Supplied data ->

- - - - - - -

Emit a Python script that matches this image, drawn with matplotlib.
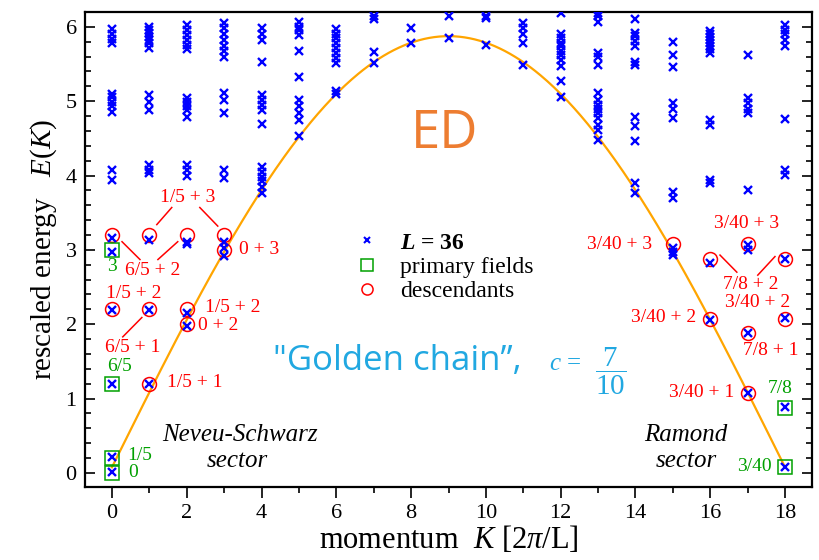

- - - - - - -

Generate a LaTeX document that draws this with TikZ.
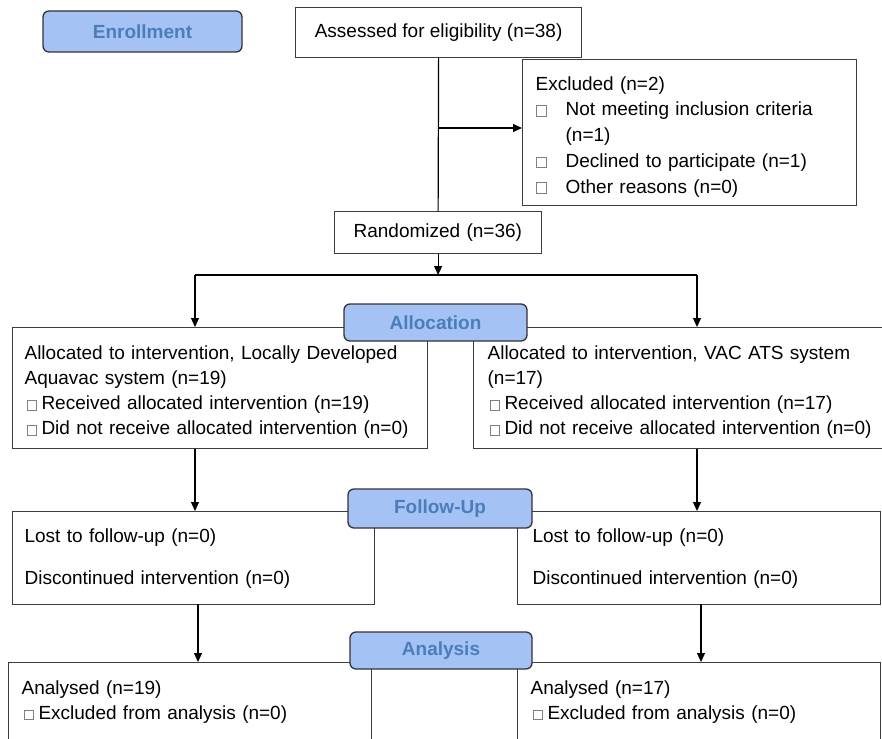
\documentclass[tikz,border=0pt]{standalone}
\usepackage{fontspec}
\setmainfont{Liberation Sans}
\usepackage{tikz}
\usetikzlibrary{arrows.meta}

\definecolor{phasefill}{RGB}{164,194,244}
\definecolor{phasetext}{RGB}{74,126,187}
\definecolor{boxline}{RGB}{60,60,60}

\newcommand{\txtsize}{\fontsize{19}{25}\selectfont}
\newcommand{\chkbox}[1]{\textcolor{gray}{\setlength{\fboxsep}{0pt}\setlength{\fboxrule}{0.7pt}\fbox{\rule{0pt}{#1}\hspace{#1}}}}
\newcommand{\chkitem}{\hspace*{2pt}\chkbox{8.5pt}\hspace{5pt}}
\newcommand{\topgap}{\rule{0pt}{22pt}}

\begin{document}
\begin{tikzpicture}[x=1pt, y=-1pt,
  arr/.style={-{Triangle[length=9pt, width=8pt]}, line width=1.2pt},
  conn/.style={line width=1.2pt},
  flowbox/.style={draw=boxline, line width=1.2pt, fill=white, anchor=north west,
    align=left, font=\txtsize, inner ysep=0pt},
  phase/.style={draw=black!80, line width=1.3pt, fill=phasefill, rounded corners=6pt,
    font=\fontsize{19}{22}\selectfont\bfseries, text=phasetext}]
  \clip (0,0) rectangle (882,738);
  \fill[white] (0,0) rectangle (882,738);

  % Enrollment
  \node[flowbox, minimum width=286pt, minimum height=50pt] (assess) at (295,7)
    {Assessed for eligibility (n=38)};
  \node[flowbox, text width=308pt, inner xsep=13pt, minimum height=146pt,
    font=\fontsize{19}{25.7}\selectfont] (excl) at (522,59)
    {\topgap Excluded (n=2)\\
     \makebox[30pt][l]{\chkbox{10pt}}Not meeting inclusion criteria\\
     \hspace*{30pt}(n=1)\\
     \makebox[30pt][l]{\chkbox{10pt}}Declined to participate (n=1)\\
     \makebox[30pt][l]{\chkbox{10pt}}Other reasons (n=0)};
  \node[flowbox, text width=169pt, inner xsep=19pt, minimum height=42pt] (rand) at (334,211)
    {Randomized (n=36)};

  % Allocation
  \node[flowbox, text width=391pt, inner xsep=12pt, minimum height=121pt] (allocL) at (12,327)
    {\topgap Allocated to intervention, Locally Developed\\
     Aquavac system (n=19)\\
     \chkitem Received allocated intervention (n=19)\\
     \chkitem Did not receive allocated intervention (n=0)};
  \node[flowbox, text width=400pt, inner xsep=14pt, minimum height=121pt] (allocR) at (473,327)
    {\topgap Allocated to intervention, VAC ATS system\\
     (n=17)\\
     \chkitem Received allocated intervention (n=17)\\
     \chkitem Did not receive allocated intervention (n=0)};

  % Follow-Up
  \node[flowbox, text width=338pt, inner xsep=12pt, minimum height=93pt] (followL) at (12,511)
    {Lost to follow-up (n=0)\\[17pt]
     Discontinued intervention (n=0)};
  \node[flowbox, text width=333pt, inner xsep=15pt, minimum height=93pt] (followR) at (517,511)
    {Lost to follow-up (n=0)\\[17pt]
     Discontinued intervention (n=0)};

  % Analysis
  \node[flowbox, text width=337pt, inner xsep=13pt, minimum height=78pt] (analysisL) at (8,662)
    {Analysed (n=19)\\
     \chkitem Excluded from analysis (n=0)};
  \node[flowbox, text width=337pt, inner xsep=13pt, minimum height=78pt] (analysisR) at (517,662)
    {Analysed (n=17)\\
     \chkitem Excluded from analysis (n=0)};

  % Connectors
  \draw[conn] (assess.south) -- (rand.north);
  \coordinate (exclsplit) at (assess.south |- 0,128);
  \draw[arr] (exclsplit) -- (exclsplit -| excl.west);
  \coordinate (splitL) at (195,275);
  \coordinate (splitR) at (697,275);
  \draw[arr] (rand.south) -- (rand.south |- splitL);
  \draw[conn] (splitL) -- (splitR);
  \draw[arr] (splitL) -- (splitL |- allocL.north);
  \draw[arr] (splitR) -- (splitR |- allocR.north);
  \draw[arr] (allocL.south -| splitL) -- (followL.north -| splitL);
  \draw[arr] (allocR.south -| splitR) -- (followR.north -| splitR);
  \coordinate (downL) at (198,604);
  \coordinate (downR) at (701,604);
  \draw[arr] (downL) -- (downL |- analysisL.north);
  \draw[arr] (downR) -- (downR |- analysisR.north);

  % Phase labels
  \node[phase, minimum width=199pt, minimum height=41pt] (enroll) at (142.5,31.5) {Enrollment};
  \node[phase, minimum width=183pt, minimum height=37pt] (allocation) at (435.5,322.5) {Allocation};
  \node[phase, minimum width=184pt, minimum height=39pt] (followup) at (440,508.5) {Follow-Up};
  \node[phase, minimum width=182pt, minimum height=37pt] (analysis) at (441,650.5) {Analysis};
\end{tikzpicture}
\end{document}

- - - - - - -

Your objective -> Find "that". Copy every line it occurs in.

Reply to the exercise ->
Emit a Python script that matches this image, drawn with matplotlib.
Generate a LaTeX document that draws this with TikZ.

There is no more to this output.